ROVA + Battle Trance
October 29 @ 8:00 pm – 10:30 pm
8:00pm – ROVA
Bruce Ackley – soprano saxophone
Steve Adams – alto saxophone
Larry Ochs – tenor saxophone
Jon Raskin – baritone saxophone
The Rova Saxophone Quartet has consistently explored the fertile territory at the edges of composition and improvisation. Since their formation in 1978, the group has been a generator of stimulating new compositions from its members and a workshop for collaboration with many visionary composers of the 20th and 21st century including Anthony Braxton, Alvin Curran, John Zorn, Steve Lacy, Terry Riley, Henry Threadgill, Wadada Leo Smith, Fred Frith, Nels Cline, Henry Kaiser, and Carla Kihlstedt, among others.
9:15pm – Battle Trance
Travis Laplante – tenor saxophone
Mathew Nelson – tenor saxophone
Jeremy Viner – tenor saxophone
Patrick Breiner – tenor saxophone
On August 26, 2022, “the unusual quartet Battle Trance, comprised of four wildly talented tenor saxophonists” (NPR), released Green of Winter, the followup to 2016’s Blade of Love, one of the “20 Best Avant Albums of the year” (Rolling Stone), a record featuring “three adventurously dense movements … that maintain a focused sense of restraint and melody throughout” (Pitchfork).
ROVA
Think of the human voice in music. The most primal of instruments, it can melt you or move you to tears on the spot. Then it’s the saxophone, one-step removed from the human voice, and the next most powerful messenger in music. Johnny Hodges, Albert Ayler, Steve Lacy, Pharoah Sanders, Oliver Lake, King Curtis, Tim Berne, John Butcher – to name only a few of the many singular voices on the instrument who, with one short phrase or even one sound, can take your breath away, or excite and inspire you to great heights.
Multiply that power, that capability, times 4, and you have a saxophone quartet. Rova Sax Quartet: a group that can move you the way an Eastern European choir of voices can move you, but also a group with force, a force that can feel as if it’s tearing the walls of the listening space down, or that can simulate the complex sound of a machine, or one of nature’s wild phenomena, or conversely, the almost-silent overlapping sound patterns heard with eyes closed in a field in the wilderness.
Rova Sax Quartet’s musical goal has always been, since 1978, to instigate, to challenge, and to inspire. The group explores the synthesis of composition and collective improvisation, creating exciting, genre-bending music. Rova:Arts, formed in 1986, acts as the umbrella organization for the musicians, facilitating the goals and productions and tours, the collaborations and special projects.
Battle Trance
Battle Trance is a genre-defying ensemble of four tenor saxophonists: Travis Laplante, Patrick Breiner, Matthew Nelson, and Jeremy Viner. They perform the compositions of Travis Laplante.

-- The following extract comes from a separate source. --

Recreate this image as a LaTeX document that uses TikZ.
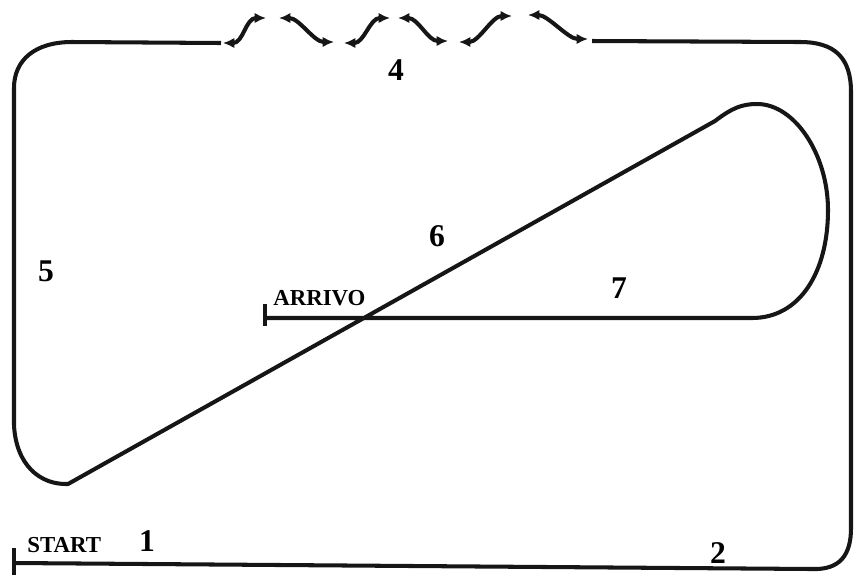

The saxophonists in Battle Trance push their instruments to the limit. They utilize the full sonic palette of the saxophone, shedding new light on it as an ensemble instrument. They circular breathe to build continuous and hypnotic waves of sound, layer multiphonics to create intricate textures, and use blistering fast lines that seem to liquefy into each other. Unorthodox articulations and unusual fingerings are also a part of the vast sonic vocabulary that the members of Battle Trance are demanded to master. This being said, Battle Trance is also an ensemble that knows that a simple melody has the ability to shatter the heart.
In Battle Trance, all of the players are asked to surrender their personal expectations, agendas, and desires in service of the Whole Sound. It is then that the individuals can enter into the true structure of the whole ensemble. Paradoxically, it is the selfless structure that allows the capacity of the ensemble members to increase, in service to a sound that is far greater than the sum of its parts. By surrendering their egos to the best of their abilities, there is a heightening of the ensemble’s collective force, control, feeling of space, sensitivity, freedom of movement, sonic spectrum, breath, and ability to penetrate the heart. Once the separation between the individual players of the ensemble disappears, the ensemble itself is allowed to dissolve into the audience and the performance space, which opens a portal of resonance.